#### Data supplied:

--------------------

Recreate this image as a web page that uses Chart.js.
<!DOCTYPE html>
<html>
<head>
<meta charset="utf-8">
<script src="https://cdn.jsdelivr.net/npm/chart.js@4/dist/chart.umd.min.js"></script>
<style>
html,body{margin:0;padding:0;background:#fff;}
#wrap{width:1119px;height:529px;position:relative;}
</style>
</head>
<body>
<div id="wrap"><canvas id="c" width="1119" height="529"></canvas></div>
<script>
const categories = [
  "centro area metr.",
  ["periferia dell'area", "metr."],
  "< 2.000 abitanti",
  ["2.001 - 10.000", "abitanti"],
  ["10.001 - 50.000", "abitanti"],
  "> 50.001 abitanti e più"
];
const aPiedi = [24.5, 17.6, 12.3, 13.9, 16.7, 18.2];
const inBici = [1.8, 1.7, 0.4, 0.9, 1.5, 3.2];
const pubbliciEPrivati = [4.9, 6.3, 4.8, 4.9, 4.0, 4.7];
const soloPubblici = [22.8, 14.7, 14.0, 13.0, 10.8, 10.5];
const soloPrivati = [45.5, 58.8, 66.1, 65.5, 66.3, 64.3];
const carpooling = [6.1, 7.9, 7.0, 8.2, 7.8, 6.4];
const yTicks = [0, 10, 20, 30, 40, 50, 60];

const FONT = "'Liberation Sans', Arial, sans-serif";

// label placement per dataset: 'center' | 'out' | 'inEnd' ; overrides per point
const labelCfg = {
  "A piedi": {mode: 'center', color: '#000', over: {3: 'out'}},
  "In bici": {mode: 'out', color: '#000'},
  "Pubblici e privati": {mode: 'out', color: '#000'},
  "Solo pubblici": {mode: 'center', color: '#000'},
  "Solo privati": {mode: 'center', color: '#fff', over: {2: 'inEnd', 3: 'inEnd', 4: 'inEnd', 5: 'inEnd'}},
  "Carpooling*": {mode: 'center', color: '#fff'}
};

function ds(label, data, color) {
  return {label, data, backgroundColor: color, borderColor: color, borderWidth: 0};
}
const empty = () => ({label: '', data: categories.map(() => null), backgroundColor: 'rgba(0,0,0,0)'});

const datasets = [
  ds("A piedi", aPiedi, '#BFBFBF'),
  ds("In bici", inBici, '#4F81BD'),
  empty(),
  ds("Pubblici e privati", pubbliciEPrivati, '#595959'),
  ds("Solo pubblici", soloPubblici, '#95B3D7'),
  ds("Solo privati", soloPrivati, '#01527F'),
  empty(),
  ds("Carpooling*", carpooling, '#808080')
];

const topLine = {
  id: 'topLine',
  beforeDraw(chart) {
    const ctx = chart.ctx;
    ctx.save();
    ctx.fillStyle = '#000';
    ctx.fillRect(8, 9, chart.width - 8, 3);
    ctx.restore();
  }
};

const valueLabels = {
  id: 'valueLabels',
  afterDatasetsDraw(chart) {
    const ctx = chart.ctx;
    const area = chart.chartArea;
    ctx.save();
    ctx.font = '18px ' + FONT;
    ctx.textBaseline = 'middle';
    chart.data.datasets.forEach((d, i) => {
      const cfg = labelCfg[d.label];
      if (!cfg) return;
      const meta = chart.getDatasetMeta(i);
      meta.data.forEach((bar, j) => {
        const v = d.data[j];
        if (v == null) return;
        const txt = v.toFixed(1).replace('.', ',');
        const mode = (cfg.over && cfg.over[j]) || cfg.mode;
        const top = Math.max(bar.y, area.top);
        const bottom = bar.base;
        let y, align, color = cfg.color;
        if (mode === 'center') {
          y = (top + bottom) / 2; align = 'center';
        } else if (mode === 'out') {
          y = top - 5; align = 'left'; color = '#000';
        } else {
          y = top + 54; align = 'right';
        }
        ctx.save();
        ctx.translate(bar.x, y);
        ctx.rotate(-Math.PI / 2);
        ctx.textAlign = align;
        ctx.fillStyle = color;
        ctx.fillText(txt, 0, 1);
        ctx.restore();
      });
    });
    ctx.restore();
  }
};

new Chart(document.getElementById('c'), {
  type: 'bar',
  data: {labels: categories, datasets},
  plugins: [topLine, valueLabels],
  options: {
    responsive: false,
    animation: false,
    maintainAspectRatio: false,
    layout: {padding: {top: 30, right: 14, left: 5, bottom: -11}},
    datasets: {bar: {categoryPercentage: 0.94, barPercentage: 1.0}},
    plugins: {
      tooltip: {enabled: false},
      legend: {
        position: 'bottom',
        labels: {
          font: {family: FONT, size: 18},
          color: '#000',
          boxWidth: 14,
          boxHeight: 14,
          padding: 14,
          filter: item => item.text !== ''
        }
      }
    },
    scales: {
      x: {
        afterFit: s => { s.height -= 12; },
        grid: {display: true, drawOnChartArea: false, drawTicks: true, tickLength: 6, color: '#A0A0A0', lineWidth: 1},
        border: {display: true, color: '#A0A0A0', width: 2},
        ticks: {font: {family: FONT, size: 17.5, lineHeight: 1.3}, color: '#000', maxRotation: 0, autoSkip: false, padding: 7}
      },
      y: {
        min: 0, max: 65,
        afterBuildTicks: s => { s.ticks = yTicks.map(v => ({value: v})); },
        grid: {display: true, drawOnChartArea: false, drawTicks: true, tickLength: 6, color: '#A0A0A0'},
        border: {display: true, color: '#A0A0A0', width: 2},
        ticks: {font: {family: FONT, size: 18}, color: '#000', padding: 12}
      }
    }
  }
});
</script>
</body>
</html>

--------------------

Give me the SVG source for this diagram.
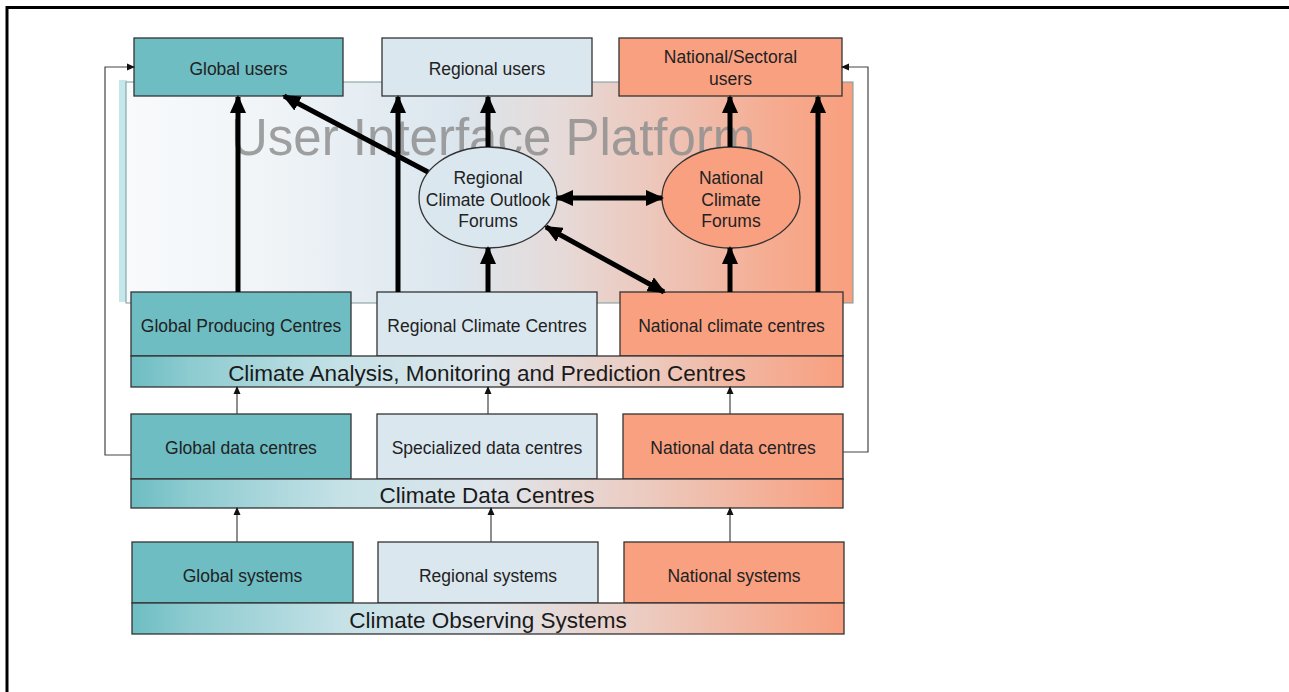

--------------------

#### Written request:
Extract every line of the records above that contains the word "this".

#### Problem solution:
Recreate this image as a web page that uses Chart.js.
Give me the SVG source for this diagram.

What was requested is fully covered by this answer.